Que la omnipotencia de Dios incluye el don de leer lo que aún no se ha escrito y aprovecharse del talento de su prole venidera —por remota que ésta se halle en la tirada del tiempo— no está en tela de juicio. Le entreveo consultando, en aquel sexto día de la Creación, lo que algunos críticos escribirían milenios más tarde sobre su propio oficio y la utilidad de éste, pero apresurándose a crear al hombre, porque Dios es Dios, y el plazo aconsejado por el poeta latino debe de habérsele antojado exorbitante, y los críticos consultados, veleidosos, y sus juicios, tan acordes con sus respectivas épocas como extraños a la suya, que es todas pero que, en aquel entonces, se circunscribía a la que abarcaba un hecho sin precedentes: la Creación.

La naturaleza maleable del ser humano sugiere que Dios, ofuscado quizás por la magnificencia de la obra realizada o confiado en su propia divinidad, puede haberse precipitado al crear al hombre a imagen suya y proporcionarle como hábitat el coto más espléndido de su hacienda terrenal: el Paraíso. Nunca sería más crítico que al desterrarlo. Es una tachadura por la que ambos aún sangran.

Una hermosa carta del pastor presbiteriano Martín Añorga enriquece mis especulaciones señalándome, contra la opinión de algunos teólogos, la necesidad que Dios tuvo del hombre: Si Dios no hubiera creado al ser humano, ¿quién hubiera sabido de su existencia? Pero Añorga va más allá y, recordando la aserción bíblica de que Dios es amor, no sólo sustenta la necesidad de amar de Dios sino la de ser correspondido, concluyendo: De ahí que nosotros, quienes le adoramos, seamos la satisfacción de una gran necesidad suya.

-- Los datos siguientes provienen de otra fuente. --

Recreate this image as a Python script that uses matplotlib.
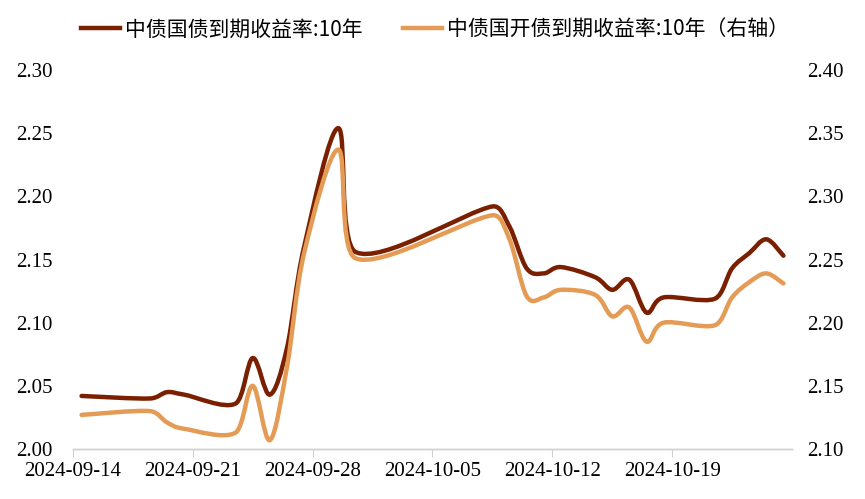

Es posible que la vocación para la literatura y las artes entrañe —aunque no todo creador lo reconozca— una gran necesidad de amor, y que la obra misma sea, aunque más de un creador lo ignore o rehúse admitirlo, la declaración de amor más grande de que éste es capaz, declaración cuya destinataria no es otra que la vida, numen de innumerables rostros, entre los cuales figura el de su presunta contraria, la muerte, que no es sino ella misma, la vida, de incógnito.

Una conciencia crítica exacerbada puede atrofiar la facultad creadora. Una conciencia crítica endeble puede malograrla. Pero creación y crítica son, desde que Dios es Dios, inseparables: cultivarlas sin permitir que la una menoscabe la otra es cosa difícil, y, como queda demostrado, de ascendencia divina.

En el principio fue la crítica. O la autocrítica; la crítica que Dios, al fijarse en sí mismo y quedar insatisfecho, ávido de ser más, se infligió. De ese ir y venir del crítico al creador y del creador al crítico quedan unas palabras que Moisés no recogió en el primer libro de la Biblia pero que, siglos más tarde, un poeta irlandés, William Butler Yeats, pescó en el aire y creyendo que eran suyas se apresuró a registrar:
Aquéllos que me reprochan
que rehaga una canción,
deben saber qué está en juego:
quien se rehace soy yo.

(en inglés)

The friends that have it I do wrong
Whenever I remake a song
Should know what issue is at stake,
It is myself that I remake.




*Traducción del verso de “El cementerio marino”, de Paul Valéry, Manuel J. Santayana.